• [DO THIS]: Extract, exactly as written, each line from the start of the records below to the line containing "const FONT = 'Lato';", both ends included; drop the pictures.

Charts and diagrams as code:
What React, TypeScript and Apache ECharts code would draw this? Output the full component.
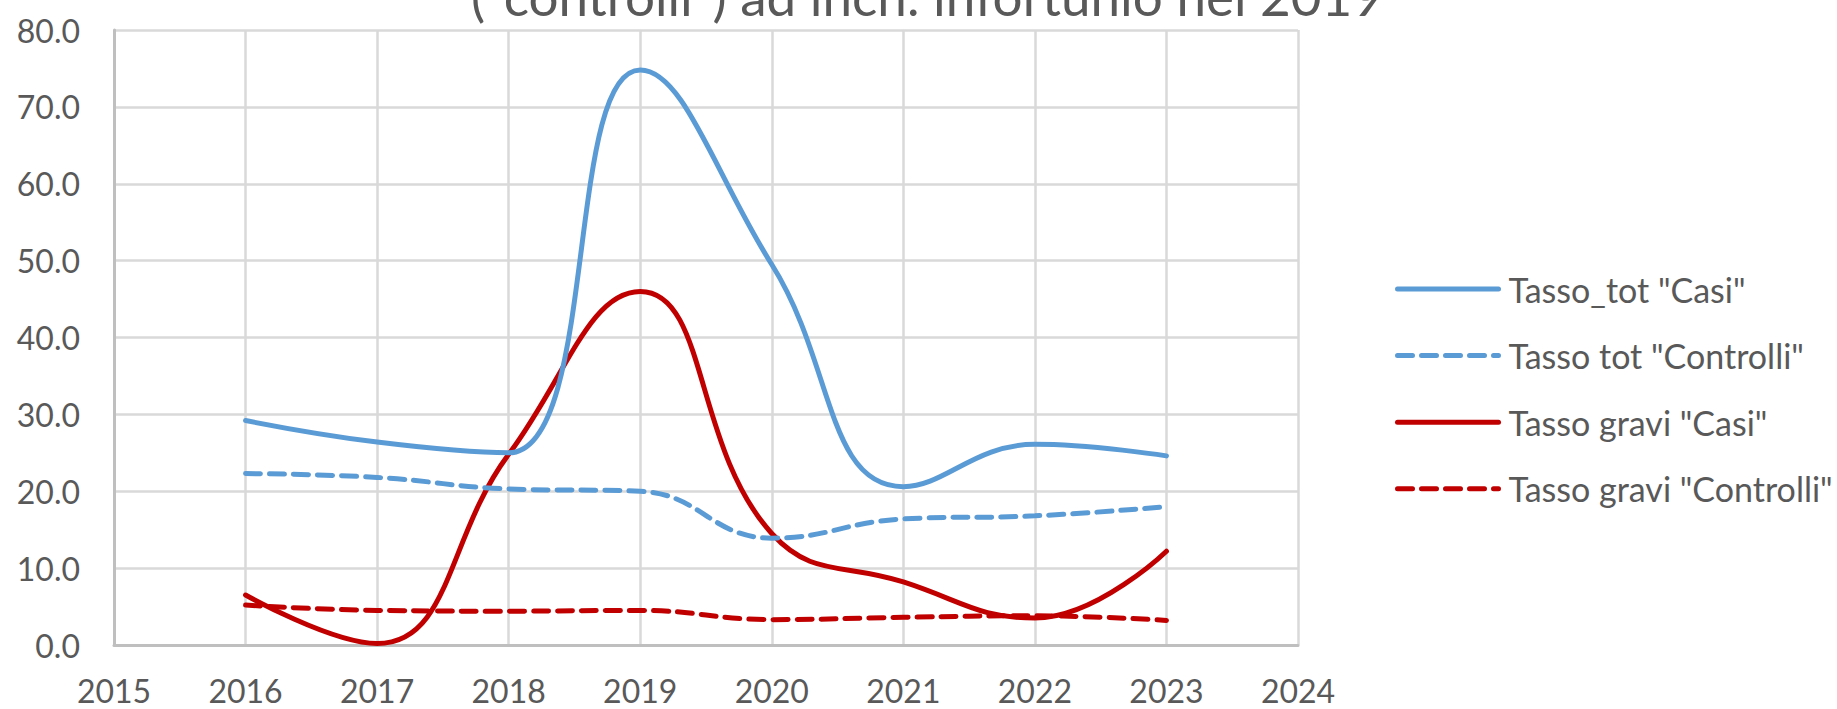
import React, { useEffect, useRef } from 'react';
import * as echarts from 'echarts';

const years = [2016, 2017, 2018, 2019, 2020, 2021, 2022, 2023];
const tassoTotCasi = [29.2, 26.4, 25.0, 74.8, 49.5, 20.6, 26.1, 24.6];
const tassoTotControlli = [22.3, 21.8, 20.3, 20.0, 13.9, 16.4, 16.8, 18.0];
const tassoGraviCasi = [6.5, 0.2, 24.8, 46.0, 14.5, 8.2, 3.5, 12.2];
const tassoGraviControlli = [5.2, 4.5, 4.4, 4.5, 3.3, 3.6, 3.8, 3.2];
const seriesNames = [
  'Tasso_tot "Casi"',
  'Tasso tot "Controlli"',
  'Tasso gravi "Casi"',
  'Tasso gravi "Controlli"',
];
const titleText = '("controlli") ad inch. infortunio nel 2019';
const xMin = 2015;
const xMax = 2024;
const yMin = 0;
const yMax = 80;

const BLUE = '#5B9BD5';
const RED = '#C00000';
const TEXT = '#595959';
const FONT = 'Lato';

export default function App() {
  const ref = useRef<HTMLDivElement>(null);
  useEffect(() => {
    document.body.style.margin = '0';
    if (!ref.current) return;
    const chart = echarts.init(ref.current, null, { renderer: 'svg' });
    const values = [tassoTotCasi, tassoTotControlli, tassoGraviCasi, tassoGraviControlli];
    const colors = [BLUE, BLUE, RED, RED];
    const dashed = [false, true, false, true];
    const series = values.map((vals, k) => ({
      name: seriesNames[k],
      type: 'line',
      data: years.map((y, i) => [y, vals[i]]),
      smooth: 0.45,
      symbol: 'none',
      showSymbol: false,
      itemStyle: { color: colors[k] },
      lineStyle: {
        color: colors[k],
        width: 5,
        type: dashed[k] ? [15, 9] : 'solid',
        cap: 'round',
      },
      z: 10 - k,
    }));
    chart.setOption({
      animation: false,
      backgroundColor: '#ffffff',
      title: {
        text: titleText,
        left: 927,
        top: -31,
        textAlign: 'center',
        padding: 0,
        textStyle: { fontFamily: FONT, fontSize: 53, fontWeight: 'normal', color: TEXT },
      },
      grid: { left: 114, right: 539, top: 30, bottom: 64, containLabel: false },
      xAxis: {
        type: 'value',
        min: xMin,
        max: xMax,
        interval: 1,
        axisLine: { show: true, lineStyle: { color: '#bfbfbf', width: 3 } },
        axisTick: { show: false },
        splitLine: { show: true, lineStyle: { color: '#d9d9d9', width: 2.5 } },
        axisLabel: {
          formatter: (v: number) => String(v),
          fontFamily: FONT,
          fontSize: 32,
          color: TEXT,
          margin: 29,
          showMinLabel: true,
          showMaxLabel: true,
        },
      },
      yAxis: {
        type: 'value',
        min: yMin,
        max: yMax,
        interval: 10,
        axisLine: { show: true, lineStyle: { color: '#bfbfbf', width: 3 } },
        axisTick: { show: false },
        splitLine: { show: true, lineStyle: { color: '#d9d9d9', width: 2.5 } },
        axisLabel: {
          formatter: (v: number) => v.toFixed(1),
          fontFamily: FONT,
          fontSize: 32,
          color: TEXT,
          margin: 34,
        },
      },
      legend: {
        orient: 'vertical',
        left: 1390,
        top: 267,
        itemWidth: 101,
        itemHeight: 30,
        itemGap: 32.6,
        itemStyle: { opacity: 0 },
        lineStyle: { width: 5 },
        textStyle: { fontFamily: FONT, fontSize: 34, color: TEXT, padding: [0, 0, 0, 5], lineHeight: 30 },
        data: seriesNames,
      },
      series,
    });
    return () => chart.dispose();
  }, []);
  return <div ref={ref} style={{ width: 1837, height: 709 }} />;
}
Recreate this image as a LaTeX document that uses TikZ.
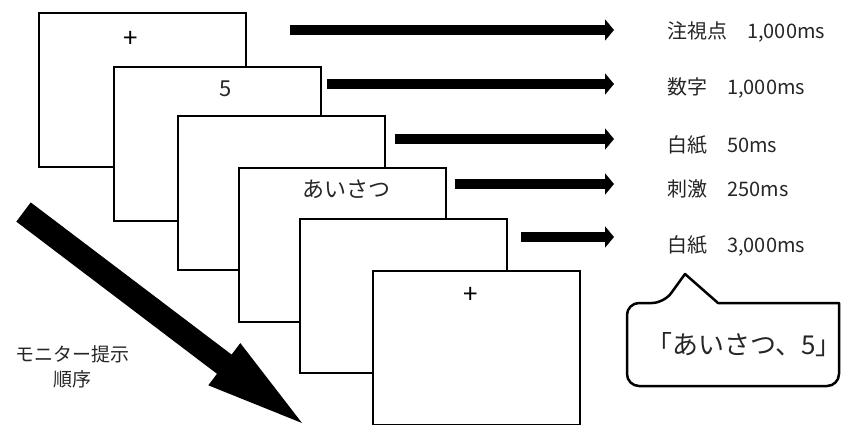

• [TASK RESPONSE]:
What React, TypeScript and Apache ECharts code would draw this? Output the full component.
import React, { useEffect, useRef } from 'react';
import * as echarts from 'echarts';

const years = [2016, 2017, 2018, 2019, 2020, 2021, 2022, 2023];
const tassoTotCasi = [29.2, 26.4, 25.0, 74.8, 49.5, 20.6, 26.1, 24.6];
const tassoTotControlli = [22.3, 21.8, 20.3, 20.0, 13.9, 16.4, 16.8, 18.0];
const tassoGraviCasi = [6.5, 0.2, 24.8, 46.0, 14.5, 8.2, 3.5, 12.2];
const tassoGraviControlli = [5.2, 4.5, 4.4, 4.5, 3.3, 3.6, 3.8, 3.2];
const seriesNames = [
  'Tasso_tot "Casi"',
  'Tasso tot "Controlli"',
  'Tasso gravi "Casi"',
  'Tasso gravi "Controlli"',
];
const titleText = '("controlli") ad inch. infortunio nel 2019';
const xMin = 2015;
const xMax = 2024;
const yMin = 0;
const yMax = 80;

const BLUE = '#5B9BD5';
const RED = '#C00000';
const TEXT = '#595959';
const FONT = 'Lato';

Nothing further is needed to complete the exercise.